Jewish experiences and legacies in Portugal / Heranças e vivências judaicas em Portugal (original) (raw)
2017, Jewish experiences and legacies in Portugal
Dates are often the milestones we cling to when defining a scale in knowledge and feelings. In the field of Sephardic Studies, some central dates in the History of Portugal can be immediately listed. We speak of 1492, 1496/7, 1506 and 1536. Those were respectively the dates of the entrance in Portugal of the Jews fleeing from Castile, of the Portuguese banishment decree and the almost immediate forced conversion, of the terrible Lisbon massacre on April 19 and, lastly, of the establishment of the Holy Office Court, The Inquisition. Though subverting the principles of humanism, we could make an unexpected approach to the value of these dates in our History: why ponder on events over about half a millennium? Since so much time has gone by and there are almost no Jews in Portugal, what is the point of branding the dates and the memory with events and publications like the one we bring in the open, causing uncomfortable questions and situations to come up? In fact, this is not the posture of a society that likes to remember what is negative, either by masochism, or by morbid pleasure of looking at death in the eye and liking it. The tenor and the justification that lead us to want to look at Portugal’s past as a Sephardic reality, half a millennium later, lies within something much deeper, in our own consciousness.

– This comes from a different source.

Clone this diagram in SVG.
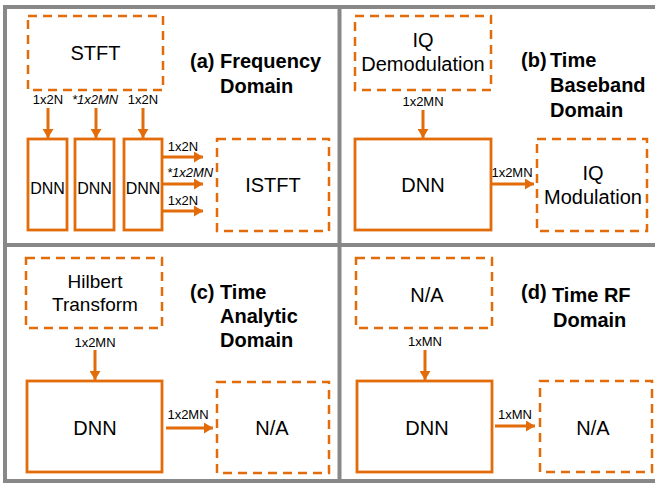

And in this depth of what is consciousness and the unconscious, some aspects need to be brought up towards a soft change of mindsets, so that we can meet again with our memory, with our identity, and with what we want to do of ourselves in the future. And rightly so, since when we look back on our memory, we do it based on choices and those choices show how we see the past, but define all the more how we will be in the present and in the future.